Cette nuit, j'ai prié pour lui et pour Maman. Ne les oublions pas. A ceux qui les ont encore auprès d'eux, ne négligez pas leur présence et partagez leur votre amour. A ceux qui ne les ont plus, que Dieu leur réserve la meilleure issue là où ils sont aujourd'hui.
Conclusion : Lettre à mon père
Ce livre t’est dédié. Même si tu ne peux lire ces quelques phrases, permets-moi de t’exprimer un sentiment profond que j’enfouis en moi depuis la tendre enfance dans laquelle tu as posé les jalons d’une éducation qui a fait de moi un homme. Je t’aime d’un amour profond et les mots ne sauraient contenir le respect que j’ai pour toi.

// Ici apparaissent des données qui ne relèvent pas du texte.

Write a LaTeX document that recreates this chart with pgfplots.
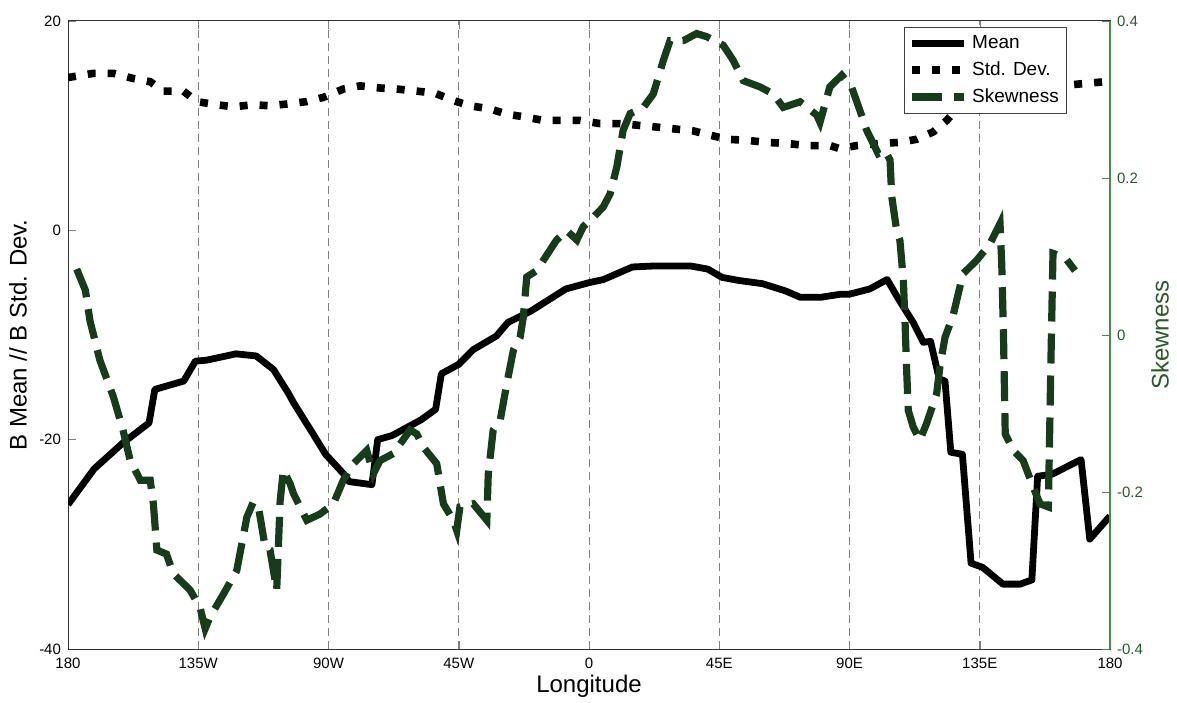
\documentclass[border=0pt]{standalone}
\usepackage{fontspec}
\setmainfont{Liberation Sans}
\usepackage{pgfplots}
\pgfplotsset{compat=1.18}
\definecolor{skewgreen}{RGB}{22,60,26}
\definecolor{axgreen}{RGB}{70,140,70}
\definecolor{labgreen}{RGB}{40,90,40}
\tikzset{
  meanstyle/.style={black, line width=3.4pt, line join=round},
  stdstyle/.style={black, line width=3.8pt, dash pattern=on 4pt off 6pt},
  skewstyle/.style={skewgreen, line width=3.6pt, dash pattern=on 15pt off 6pt},
}
\begin{document}
\begin{tikzpicture}[x=1pt,y=1pt]
\useasboundingbox (0,0) rectangle (588.5,351);
\begin{axis}[
  at={(34pt,26.5pt)}, anchor=south west,
  scale only axis, width=521pt, height=314pt,
  xmin=-180, xmax=180, ymin=-40, ymax=20,
  xtick={-180,-135,-90,-45,0,45,90,135,180},
  xticklabels={180,135W,90W,45W,0,45E,90E,135E,180},
  ytick={-40,-20,0,20},
  ytick pos=left,
  tick align=inside,
  major tick length=4pt,
  xmajorgrids,
  major grid style={gray, dash pattern=on 4pt off 2.5pt, line width=0.4pt},
  tick label style={font=\fontsize{7.5}{9}\selectfont},
  xticklabel style={yshift=-1pt},
  /pgf/number format/assume math mode=true,
  xlabel={Longitude}, ylabel={B Mean // B Std. Dev.},
  label style={font=\fontsize{12}{14}\selectfont},
  xlabel style={at={(axis description cs:0.5,-0.059)}, anchor=center},
  ylabel style={at={(axis description cs:-0.048,0.5)}, anchor=center},
  axis line style={black!80, line width=0.5pt},
]
\addplot[meanstyle] coordinates {
(-180,-26.2) (-171,-22.8) (-161,-20.3) (-152,-18.4) (-150,-15.2) (-140,-14.4) (-136,-12.5) (-132,-12.4) (-122,-11.8) (-115,-12.0) (-109,-13.3) (-104,-15.5) (-102,-16.5) (-95,-19.6) (-91,-21.4) (-84,-23.5) (-83,-24.0) (-75,-24.3) (-73,-20.0) (-68,-19.6) (-58,-18.1) (-53,-17.1) (-51,-13.7) (-45,-12.8) (-40,-11.4) (-32,-10.1) (-28,-8.8) (-20,-7.7) (-8,-5.6) (0,-5.0) (5,-4.7) (15,-3.5) (23,-3.4) (35,-3.4) (41,-3.7) (46,-4.5) (52,-4.8) (60,-5.1) (68,-5.8) (73,-6.4) (80,-6.4) (87,-6.1) (90,-6.1) (97,-5.6) (103,-4.7) (107,-6.6) (112,-8.8) (115.5,-10.7) (118,-10.6) (121,-14.2) (123,-14.4) (125,-21.2) (129,-21.4) (132,-31.8) (136,-32.2) (143,-33.8) (149,-33.8) (153,-33.4) (155,-23.5) (160,-23.3) (170,-21.9) (173,-29.5) (180,-27.3)
};
\addplot[stdstyle] coordinates {
(-180,14.6) (-171.2,15.0) (-164.3,15.0) (-157.4,14.5) (-151.6,14.2) (-147,13.3) (-140.1,13.3) (-135.5,12.3) (-128.6,12.0) (-122.9,11.8) (-116,12.0) (-110.2,11.9) (-103.3,12.1) (-97.5,12.3) (-91.8,12.7) (-84.9,13.5) (-79.1,13.8) (-72.2,13.6) (-66.4,13.5) (-59.5,13.3) (-53.2,13.1) (-46.9,12.4) (-41.1,11.9) (-34.2,11.6) (-28.4,11.1) (-21.5,10.8) (-15.8,10.5) (-8.9,10.5) (-3.1,10.5) (3.8,10.2) (10.7,10.2) (22.2,9.9) (29.1,9.7) (36,9.5) (41.8,9.1) (47.6,8.7) (54.5,8.6) (61.4,8.4) (68.3,8.3) (75.2,8.1) (83.2,8.1) (86.7,7.8) (92.5,8.1) (100.5,8.3) (107.4,8.4) (113.2,8.7) (118.9,9.4) (123.6,10.5) (127,11.6) (132,12.5) (140,13.2) (150,13.6) (166.2,13.9) (178.2,14.2) (180,14.2)
};
\end{axis}
\begin{axis}[
  at={(34pt,26.5pt)}, anchor=south west,
  scale only axis, width=521pt, height=314pt,
  xmin=-180, xmax=180, ymin=-0.4, ymax=0.4,
  axis y line*=right, axis x line=none,
  ytick={-0.4,-0.2,0,0.2,0.4},
  tick align=inside,
  major tick length=4pt,
  y axis line style={-, draw=axgreen, line width=0.6pt},
  ytick style={draw=axgreen},
  yticklabel style={text=labgreen, font=\fontsize{7.5}{9}\selectfont,
    /pgf/number format/fixed, /pgf/number format/precision=1},
  /pgf/number format/assume math mode=true,
  ylabel={Skewness},
  ylabel style={font=\fontsize{12}{14}\selectfont, text=labgreen,
    at={(axis description cs:1.048,0.5)}, anchor=center},
  legend style={at={(0.959,0.99)}, anchor=north east, draw=black!75,
    line width=0.5pt, font=\fontsize{9.5}{11}\selectfont,
    row sep=1pt, inner sep=2pt},
  legend cell align=left,
  legend image code/.code={\draw[#1] (0pt,0pt) -- (26pt,0pt);},
]
\addlegendimage{meanstyle}
\addlegendentry{Mean}
\addlegendimage{stdstyle}
\addlegendentry{Std. Dev.}
\addplot[skewstyle] coordinates {
(-177,0.084) (-174,0.057) (-172.4,0.018) (-169,-0.032) (-164.3,-0.079) (-161,-0.121) (-158.5,-0.160) (-155,-0.185) (-151.6,-0.185) (-150.5,-0.215) (-149.3,-0.274) (-146,-0.279) (-143.6,-0.304) (-137.8,-0.325) (-134.4,-0.347) (-132.6,-0.374) (-130.9,-0.359) (-126.3,-0.330) (-121.7,-0.300) (-118.2,-0.232) (-116,-0.213) (-114.2,-0.219) (-111.9,-0.270) (-110.2,-0.274) (-107.9,-0.325) (-106.7,-0.211) (-105.6,-0.172) (-103.3,-0.189) (-102.1,-0.202) (-97.5,-0.236) (-92.9,-0.228) (-88.3,-0.215) (-84.9,-0.185) (-81.4,-0.164) (-76.8,-0.147) (-74.5,-0.177) (-72.2,-0.160) (-67.6,-0.151) (-61.8,-0.121) (-59.5,-0.126) (-57.2,-0.143) (-52.6,-0.164) (-50.3,-0.215) (-46.9,-0.236) (-45.7,-0.249) (-44.6,-0.219) (-40,-0.215) (-35.3,-0.236) (-34.8,-0.177) (-33.1,-0.121) (-30.7,-0.109) (-28.4,-0.062) (-26.1,-0.019) (-23.8,-0.003) (-22.7,0.023) (-21.5,0.074) (-18.1,0.082) (-13.5,0.108) (-11.2,0.121) (-7.7,0.133) (-4.2,0.121) (-2,0.138) (1.5,0.150) (4.9,0.163) (7.3,0.180) (9.6,0.214) (11.8,0.261) (14.2,0.282) (18.8,0.290) (22.2,0.307) (25.7,0.350) (28,0.375) (32.6,0.375) (37.2,0.384) (40.7,0.380) (46.4,0.369) (49.8,0.350) (53.3,0.324) (59.1,0.316) (63.7,0.307) (67.1,0.290) (72.9,0.297) (78.7,0.280) (79.8,0.271) (83.2,0.316) (87.3,0.331) (90.7,0.316) (93.6,0.286) (95.9,0.261) (98.2,0.244) (99.9,0.231) (102.2,0.235) (104,0.223) (104.6,0.176) (106.3,0.133) (107.4,0.121) (108.6,0.070) (109.2,0.015) (109.7,-0.041) (110.3,-0.096) (112,-0.117) (114.3,-0.134) (116.6,-0.113) (120.1,-0.075) (121.2,-0.041) (123,-0.003) (125.8,0.025) (129.2,0.078) (133.9,0.095) (138.5,0.116) (142,0.142) (142.6,0.09) (143.2,0.0) (143.8,-0.126) (146.6,-0.147) (150,-0.160) (153.5,-0.194) (155.8,-0.215) (158.7,-0.219) (159.5,-0.05) (160.3,0.104) (164.4,0.099) (167.9,0.082)
};
\addlegendentry{Skewness}
\end{axis}
\end{tikzpicture}
\end{document}
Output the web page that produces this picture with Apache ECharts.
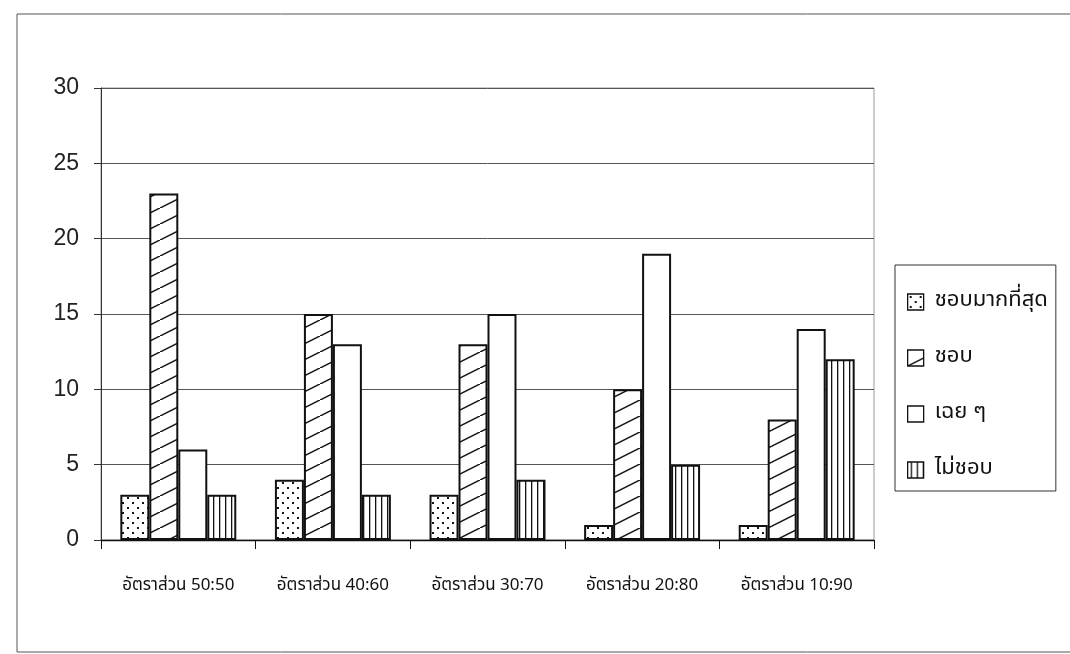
<!DOCTYPE html>
<html><head><meta charset="utf-8">
<script src="https://cdn.jsdelivr.net/npm/echarts@6/dist/echarts.min.js"></script>
<style>html,body{margin:0;padding:0;background:#fff}#c{width:1070px;height:654px}</style>
</head><body><div id="c"></div>
<script>
const categories = ['อัตราส่วน 50:50', 'อัตราส่วน 40:60', 'อัตราส่วน 30:70', 'อัตราส่วน 20:80', 'อัตราส่วน 10:90'];
const seriesNames = ['ชอบมากที่สุด', 'ชอบ', 'เฉย ๆ', 'ไม่ชอบ'];
const likeMost = [3, 4, 3, 1, 1];
const like = [23, 15, 13, 10, 8];
const neutral = [6, 13, 15, 19, 14];
const dislike = [3, 3, 4, 5, 12];
const yMin = 0, yMax = 30, yStep = 5;

function pattern(kind) {
  const c = document.createElement('canvas');
  const x = c.getContext('2d');
  if (kind === 'dots') {
    c.width = 10; c.height = 10;
    x.fillStyle = '#fff'; x.fillRect(0, 0, 10, 10);
    x.fillStyle = '#111';
    x.fillRect(2, 2, 2, 2); x.fillRect(7, 7, 2, 2);
  } else if (kind === 'diag') {
    c.width = 32; c.height = 16;
    x.fillStyle = '#fff'; x.fillRect(0, 0, 32, 16);
    x.strokeStyle = '#111'; x.lineWidth = 1.5;
    x.beginPath(); x.moveTo(0, 16); x.lineTo(32, 0); x.stroke();
  } else if (kind === 'vert') {
    c.width = 6; c.height = 6;
    x.fillStyle = '#fff'; x.fillRect(0, 0, 6, 6);
    x.fillStyle = '#111'; x.fillRect(3, 0, 1.3, 6);
  } else {
    c.width = 4; c.height = 4;
    x.fillStyle = '#fff'; x.fillRect(0, 0, 4, 4);
  }
  return { image: c, repeat: 'repeat' };
}
const fills = [pattern('dots'), pattern('diag'), pattern('plain'), pattern('vert')];
const values = [likeMost, like, neutral, dislike];
const thaiFont = '"Noto Sans Thai", "Noto Sans Thai UI", Loma, Garuda, "DejaVu Sans", sans-serif';

const chart = echarts.init(document.getElementById('c'));
chart.setOption({
  animation: false,
  backgroundColor: '#fff',
  graphic: [{
    type: 'rect', shape: { x: 17, y: 14, width: 1070, height: 638 },
    style: { fill: 'none', stroke: '#555', lineWidth: 1 }, silent: true, z: -1
  }],
  grid: { left: 101, right: 196, top: 88, bottom: 114, show: true, borderColor: '#999', borderWidth: 1 },
  legend: {
    orient: 'vertical', left: 895, top: 265,
    padding: [26, 8, 10, 12], itemGap: 34,
    itemWidth: 16, itemHeight: 16, icon: 'rect',
    borderColor: '#333', borderWidth: 1,
    textStyle: { fontFamily: thaiFont, fontSize: 22, color: '#111', padding: [0, 0, 0, 6] },
    itemStyle: { borderColor: '#111', borderWidth: 1.3 }
  },
  xAxis: {
    type: 'category', data: categories,
    axisLine: { lineStyle: { color: '#111', width: 1.3 } },
    axisTick: { show: true, length: 9, lineStyle: { color: '#111' } },
    axisLabel: { margin: 38, fontFamily: thaiFont, fontSize: 17, color: '#111' }
  },
  yAxis: {
    type: 'value', min: yMin, max: yMax, interval: yStep,
    axisLine: { show: true, lineStyle: { color: '#333', width: 1 } },
    axisTick: { show: true, length: 7, lineStyle: { color: '#333' } },
    axisLabel: { margin: 22, fontFamily: 'Liberation Sans, Arial, sans-serif', fontSize: 23, color: '#222' },
    splitLine: { show: true, lineStyle: { color: '#555', width: 1 } }
  },
  series: seriesNames.map((n, i) => ({
    name: n, type: 'bar', data: values[i],
    barGap: '0%', barCategoryGap: '25%',
    itemStyle: { color: fills[i], borderColor: '#111', borderWidth: 2 }
  }))
});
</script></body></html>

Comme beaucoup d’hommes de ta génération, tu es venu en France jeune. Armé de tes mains, tu es venu travailler dans les chantiers. Dans le froid, l’exil et la solitude, tu t’es battu et tu as fondé une famille. J’ai été le huitième de tes dix enfants. Avec Maman, vous avez mené un combat de tous les jours pour nous prodiguer la meilleure éducation. Une éducation qui puisse nous donner les moyens de vivre en harmonie dans un milieu qui n’était pas facile. Musulman de confession, marocain d’origine, ouvrier de classe et maniant mal le français, tu as longtemps vécu une condition compliquée, ballotté entre ce désir de rentrer définitivement chez toi et la réalité de voir tes enfants grandir dans un pays qui devenait le leur. Progressivement, le rêve du retour s’est évanoui et nous avons grandi.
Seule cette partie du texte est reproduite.